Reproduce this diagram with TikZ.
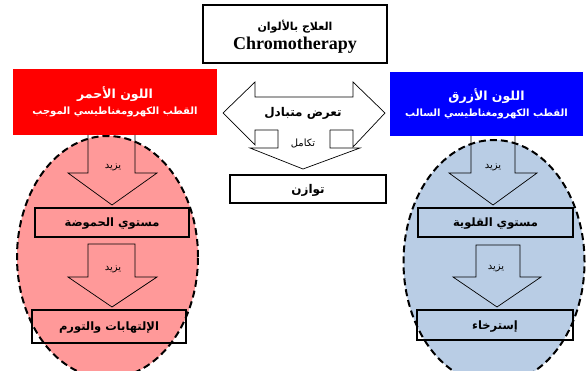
\documentclass[tikz,border=0pt]{standalone}
\usepackage{fontspec}
\setmainfont{Liberation Serif}
\newfontfamily\arabicfont[Script=Arabic]{DejaVu Sans}
\TeXXeTstate=1
\usetikzlibrary{shapes.geometric}

\definecolor{polered}{HTML}{FF0000}
\definecolor{poleblue}{HTML}{0000FF}
\definecolor{acidpink}{HTML}{FF9999}
\definecolor{alkblue}{HTML}{B9CDE5}

\tikzset{
  zone/.style={ellipse, draw=black, line width=2pt, dash pattern=on 7pt off 4pt, inner sep=0pt},
  polebox/.style={rectangle, draw=none, text=white, align=center, inner sep=0pt,
    font=\arabicfont\bfseries},
  levelbox/.style={rectangle, draw=black, line width=1.6pt, inner sep=0pt, text depth=0pt,
    font=\arabicfont\bfseries\fontsize{11.5}{13}\selectfont},
  blockarrow/.style={draw=black, line width=0.7pt},
  arrowlabel/.style={inner sep=0pt, font=\arabicfont\fontsize{10}{12}\selectfont},
}

\begin{document}
\begin{tikzpicture}[x=1pt, y=-1pt]
\useasboundingbox[fill=white] (0,0) rectangle (588,371);

% the two dashed zones
\node[zone, fill=acidpink, minimum width=181pt, minimum height=242pt] (acidzone) at (107.5,257) {};
\node[zone, fill=alkblue, minimum width=181pt, minimum height=244pt] (alkzone) at (494,262) {};

% title
\node[rectangle, draw=black, line width=1.8pt, minimum width=184pt, minimum height=58pt,
      inner sep=0pt] (title) at (295,34) {};
\node[align=center, inner sep=0pt] (titletext) at (295,36.5)
  {{\arabicfont\bfseries\fontsize{11}{13}\selectfont\beginR العلاج بالألوان\endR}\\[3pt]
   {\bfseries\fontsize{18}{20}\selectfont Chromotherapy}};

% the two poles
\node[polebox, fill=polered, minimum width=204pt, minimum height=66pt] (redpole) at (115,102)
  {{\fontsize{12.5}{14}\selectfont\beginR اللون الأحمر\endR}\\[4pt]
   {\fontsize{10}{12}\selectfont\beginR القطب الكهرومغناطيسي الموجب\endR}};
\node[polebox, fill=poleblue, minimum width=193pt, minimum height=64pt] (bluepole) at (486.5,104)
  {{\fontsize{12.5}{14}\selectfont\beginR اللون الأزرق\endR}\\[4pt]
   {\fontsize{10}{12}\selectfont\beginR القطب الكهرومغناطيسي السالب\endR}};

% level boxes
\node[levelbox, minimum width=154pt, minimum height=29pt] (acidity) at (112,222.5)
  {\beginR مستوي الحموضة\endR};
\node[levelbox, minimum width=154pt, minimum height=33pt] (inflam) at (109,326.5)
  {\beginR الإلتهابات والتورم\endR};
\node[levelbox, minimum width=155pt, minimum height=29pt] (alkalinity) at (495.5,222.5)
  {\beginR مستوي القلوية\endR};
\node[levelbox, minimum width=156pt, minimum height=30pt] (relax) at (495,325)
  {\beginR إسترخاء\endR};

% "increases" arrows inside the zones
\draw[blockarrow] (88,135) -- (88,173) -- (68,173) -- (112,205) -- (157,173) -- (135,173) -- (135,135);
\draw[blockarrow] (88,244) -- (88,277) -- (68,277) -- (112,307) -- (157,277) -- (135,277) -- (135,244) -- cycle;
\draw[blockarrow] (471,136) -- (471,173) -- (449,173) -- (493,205) -- (537,173) -- (515,173) -- (515,136);
\draw[blockarrow] (476,245) -- (476,277) -- (453,277) -- (497,307) -- (541,277) -- (520,277) -- (520,245) -- cycle;
\node[arrowlabel] (inc1) at (113,167) {\beginR يزيد\endR};
\node[arrowlabel] (inc2) at (113,269) {\beginR يزيد\endR};
\node[arrowlabel] (inc3) at (493,167) {\beginR يزيد\endR};
\node[arrowlabel] (inc4) at (496,268) {\beginR يزيد\endR};

% central exchange arrow and integration arrow
\fill[white] (223,113) -- (255,82) -- (255,97) -- (353,97) -- (353,82) -- (385,113)
  -- (353,147) -- (353,130) -- (255,130) -- (255,145) -- cycle;
\fill[white] (278,130) -- (278,148) -- (250,148) -- (303,169) -- (360,148) -- (330,148) -- (330,130) -- cycle;
\draw[blockarrow] (278,130) -- (255,130) -- (255,145) -- (223,113) -- (255,82) -- (255,97)
  -- (353,97) -- (353,82) -- (385,113) -- (353,147) -- (353,130) -- (330,130);
\draw[blockarrow] (278,130) -- (278,148) -- (250,148) -- (303,169) -- (360,148) -- (330,148) -- (330,130);
\node[inner sep=0pt, font=\arabicfont\bfseries\fontsize{12}{14}\selectfont] (exchange) at (303,113)
  {\beginR تعرض متبادل\endR};
\node[inner sep=0pt, font=\arabicfont\fontsize{10}{12}\selectfont] (integr) at (303,143)
  {\beginR تكامل\endR};

% balance
\node[rectangle, draw=black, line width=1.6pt, minimum width=156pt, minimum height=28pt,
      inner sep=0pt, text depth=0pt, font=\arabicfont\bfseries\fontsize{12}{14}\selectfont] (balance) at (308,189)
  {\beginR توازن\endR};
\end{tikzpicture}
\end{document}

* _AIM OF THE EXERCISE_: Reproduce every line precisely as given, omitting all pictures.

* _THE COMPLETED TASK_:
Reproduce this diagram with TikZ.
\documentclass[tikz,border=0pt]{standalone}
\usepackage{fontspec}
\setmainfont{Liberation Serif}
\newfontfamily\arabicfont[Script=Arabic]{DejaVu Sans}
\TeXXeTstate=1
\usetikzlibrary{shapes.geometric}

\definecolor{polered}{HTML}{FF0000}
\definecolor{poleblue}{HTML}{0000FF}
\definecolor{acidpink}{HTML}{FF9999}
\definecolor{alkblue}{HTML}{B9CDE5}

\tikzset{
  zone/.style={ellipse, draw=black, line width=2pt, dash pattern=on 7pt off 4pt, inner sep=0pt},
  polebox/.style={rectangle, draw=none, text=white, align=center, inner sep=0pt,
    font=\arabicfont\bfseries},
  levelbox/.style={rectangle, draw=black, line width=1.6pt, inner sep=0pt, text depth=0pt,
    font=\arabicfont\bfseries\fontsize{11.5}{13}\selectfont},
  blockarrow/.style={draw=black, line width=0.7pt},
  arrowlabel/.style={inner sep=0pt, font=\arabicfont\fontsize{10}{12}\selectfont},
}

\begin{document}
\begin{tikzpicture}[x=1pt, y=-1pt]
\useasboundingbox[fill=white] (0,0) rectangle (588,371);

% the two dashed zones
\node[zone, fill=acidpink, minimum width=181pt, minimum height=242pt] (acidzone) at (107.5,257) {};
\node[zone, fill=alkblue, minimum width=181pt, minimum height=244pt] (alkzone) at (494,262) {};

% title
\node[rectangle, draw=black, line width=1.8pt, minimum width=184pt, minimum height=58pt,
      inner sep=0pt] (title) at (295,34) {};
\node[align=center, inner sep=0pt] (titletext) at (295,36.5)
  {{\arabicfont\bfseries\fontsize{11}{13}\selectfont\beginR العلاج بالألوان\endR}\\[3pt]
   {\bfseries\fontsize{18}{20}\selectfont Chromotherapy}};

% the two poles
\node[polebox, fill=polered, minimum width=204pt, minimum height=66pt] (redpole) at (115,102)
  {{\fontsize{12.5}{14}\selectfont\beginR اللون الأحمر\endR}\\[4pt]
   {\fontsize{10}{12}\selectfont\beginR القطب الكهرومغناطيسي الموجب\endR}};
\node[polebox, fill=poleblue, minimum width=193pt, minimum height=64pt] (bluepole) at (486.5,104)
  {{\fontsize{12.5}{14}\selectfont\beginR اللون الأزرق\endR}\\[4pt]
   {\fontsize{10}{12}\selectfont\beginR القطب الكهرومغناطيسي السالب\endR}};

% level boxes
\node[levelbox, minimum width=154pt, minimum height=29pt] (acidity) at (112,222.5)
  {\beginR مستوي الحموضة\endR};
\node[levelbox, minimum width=154pt, minimum height=33pt] (inflam) at (109,326.5)
  {\beginR الإلتهابات والتورم\endR};
\node[levelbox, minimum width=155pt, minimum height=29pt] (alkalinity) at (495.5,222.5)
  {\beginR مستوي القلوية\endR};
\node[levelbox, minimum width=156pt, minimum height=30pt] (relax) at (495,325)
  {\beginR إسترخاء\endR};

% "increases" arrows inside the zones
\draw[blockarrow] (88,135) -- (88,173) -- (68,173) -- (112,205) -- (157,173) -- (135,173) -- (135,135);
\draw[blockarrow] (88,244) -- (88,277) -- (68,277) -- (112,307) -- (157,277) -- (135,277) -- (135,244) -- cycle;
\draw[blockarrow] (471,136) -- (471,173) -- (449,173) -- (493,205) -- (537,173) -- (515,173) -- (515,136);
\draw[blockarrow] (476,245) -- (476,277) -- (453,277) -- (497,307) -- (541,277) -- (520,277) -- (520,245) -- cycle;
\node[arrowlabel] (inc1) at (113,167) {\beginR يزيد\endR};
\node[arrowlabel] (inc2) at (113,269) {\beginR يزيد\endR};
\node[arrowlabel] (inc3) at (493,167) {\beginR يزيد\endR};
\node[arrowlabel] (inc4) at (496,268) {\beginR يزيد\endR};

% central exchange arrow and integration arrow
\fill[white] (223,113) -- (255,82) -- (255,97) -- (353,97) -- (353,82) -- (385,113)
  -- (353,147) -- (353,130) -- (255,130) -- (255,145) -- cycle;
\fill[white] (278,130) -- (278,148) -- (250,148) -- (303,169) -- (360,148) -- (330,148) -- (330,130) -- cycle;
\draw[blockarrow] (278,130) -- (255,130) -- (255,145) -- (223,113) -- (255,82) -- (255,97)
  -- (353,97) -- (353,82) -- (385,113) -- (353,147) -- (353,130) -- (330,130);
\draw[blockarrow] (278,130) -- (278,148) -- (250,148) -- (303,169) -- (360,148) -- (330,148) -- (330,130);
\node[inner sep=0pt, font=\arabicfont\bfseries\fontsize{12}{14}\selectfont] (exchange) at (303,113)
  {\beginR تعرض متبادل\endR};
\node[inner sep=0pt, font=\arabicfont\fontsize{10}{12}\selectfont] (integr) at (303,143)
  {\beginR تكامل\endR};

% balance
\node[rectangle, draw=black, line width=1.6pt, minimum width=156pt, minimum height=28pt,
      inner sep=0pt, text depth=0pt, font=\arabicfont\bfseries\fontsize{12}{14}\selectfont] (balance) at (308,189)
  {\beginR توازن\endR};
\end{tikzpicture}
\end{document}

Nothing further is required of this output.